她为了徐梦瑶,顾全大局,不想追究南初,这事跟黎城朗肯定脱离不了关系。

岑欢甚至有想法,是黎城朗故意设计让南初有个借口消失,螳螂捕蝉黄雀在后,她无辜成了那只蝉。

“我等会就走了。”徐梦瑶身子笨重不能站多久,侧坐在沙发扶手上,“挺害怕的。”

徐梦瑶把未知的忐忑恐惧都写在脸上,“听说挺疼的,女人生孩子就是一脚踏进鬼门关。”

“你问我,问不着,没生过。”岑欢爱莫能助。

她从十几岁开始就想过,结婚了以后生几个孩子好,最好是双胞胎,以后就不会麻烦第二次。

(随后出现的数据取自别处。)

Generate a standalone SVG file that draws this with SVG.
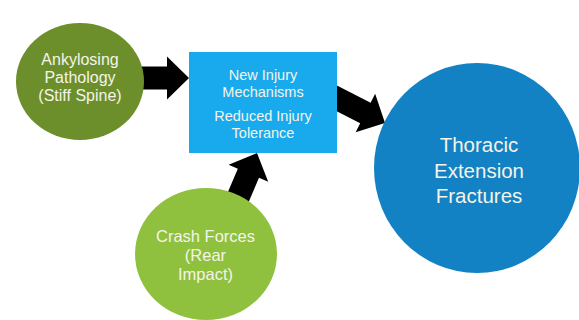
<svg xmlns="http://www.w3.org/2000/svg" xmlns:xlink="http://www.w3.org/1999/xlink" width="579" height="320" viewBox="0 0 579 320">
  <style>
    .lbl { font-family: "Liberation Sans", Arial, sans-serif; text-anchor: middle; fill: #f4f4ea; }
    .arrow { fill: #000000; }
  </style>
  <defs>
    <!-- block arrow pointing along +x, tip at the origin -->
    <path id="blockArrow" d="M0,0 L-22,-21.5 L-22,-11.5 L-62,-11.5 L-62,11.5 L-22,11.5 L-22,21.5 Z"/>
  </defs>
  <rect width="579" height="320" fill="#ffffff"/>

  <g id="connectors">
    <use class="arrow" xlink:href="#blockArrow" href="#blockArrow" transform="translate(189,78)"/>
    <use class="arrow" xlink:href="#blockArrow" href="#blockArrow" transform="translate(257,153) rotate(-67)"/>
    <use class="arrow" xlink:href="#blockArrow" href="#blockArrow" transform="translate(385,123) rotate(27)"/>
  </g>

  <g id="ankylosing">
    <ellipse cx="80" cy="81.5" rx="64" ry="58.5" fill="#6d8f2b"/>
    <text class="lbl" font-size="16" x="80"><tspan x="80" y="65">Ankylosing</tspan><tspan x="80" y="83">Pathology</tspan><tspan x="80" y="101">(Stiff Spine)</tspan></text>
  </g>

  <g id="mechanisms">
    <rect x="189" y="52" width="148" height="101" fill="#19aaed"/>
    <text class="lbl" font-size="14.5"><tspan x="263" y="80">New Injury</tspan><tspan x="263" y="97">Mechanisms</tspan><tspan x="263" y="121">Reduced Injury</tspan><tspan x="263" y="138">Tolerance</tspan></text>
  </g>

  <g id="crash">
    <ellipse cx="206" cy="254" rx="71" ry="66" fill="#8fc13f"/>
    <text class="lbl" font-size="16.5"><tspan x="205.5" y="242">Crash Forces</tspan><tspan x="205.5" y="261">(Rear</tspan><tspan x="205.5" y="280">Impact)</tspan></text>
  </g>

  <g id="fractures">
    <ellipse cx="477" cy="168" rx="103" ry="105" fill="#1282c4"/>
    <text class="lbl" font-size="20.5"><tspan x="479" y="152">Thoracic</tspan><tspan x="479" y="177.5">Extension</tspan><tspan x="479" y="203">Fractures</tspan></text>
  </g>
</svg>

少女心事憧憬,边想边用圆珠笔在笔记本上,写满了黎璟深的名字。

黎城朗单手插袋从楼上下来,佣人在后面吃力的提着行李箱。

超级大的行李箱,都是徐梦瑶为了去医院待产准备的东西。

黎城朗看岑欢跟自己老婆在一块儿,心被提到了嗓子眼,怕岑欢乱讲。

“老婆,我们准备出发了。”黎城朗笑呵呵的走到徐梦瑶身边,牵住她的手。

徐梦瑶这才想起时间快差不多了。

岑欢眼神炯炯,看俩人恩爱的样子,对男人的演技上升到新的高度。

“走了,等我报喜吧。”徐梦瑶害怕又期待,很快要跟宝宝见面了。

黎城朗再不济,他还是经常陪徐梦瑶的,走哪儿他都跟着。

黎璟深没有这样过。

“晚饭留在这里吃,璟深也过来,你们夫妻之间把话说开了,日子能过还是好好过。”雯珺良苦用心,已经提前给黎璟深打过电话。

“我先去楼上睡会儿,等他来说再说吧。”岑欢要回老宅的卧室。

雯珺放人,“身体虚是要好好休息,你睡吧,等璟深回来我叫你。”

岑欢点点头,回到卧室。

雯珺追黎城朗到门口,操心的嘱咐,“发动了就提前打电话给我,我再过去。”

黎城朗答应说,“知道了。”

岑欢躺在两米宽的大**,发觉自己从来没有好好看过这里。

这间卧室没有翻修过,黎璟深从出生就睡在这里,到处能发现生活过的痕迹。

岑欢突然想到什么,马上从**起来,走到棕色的柜子旁。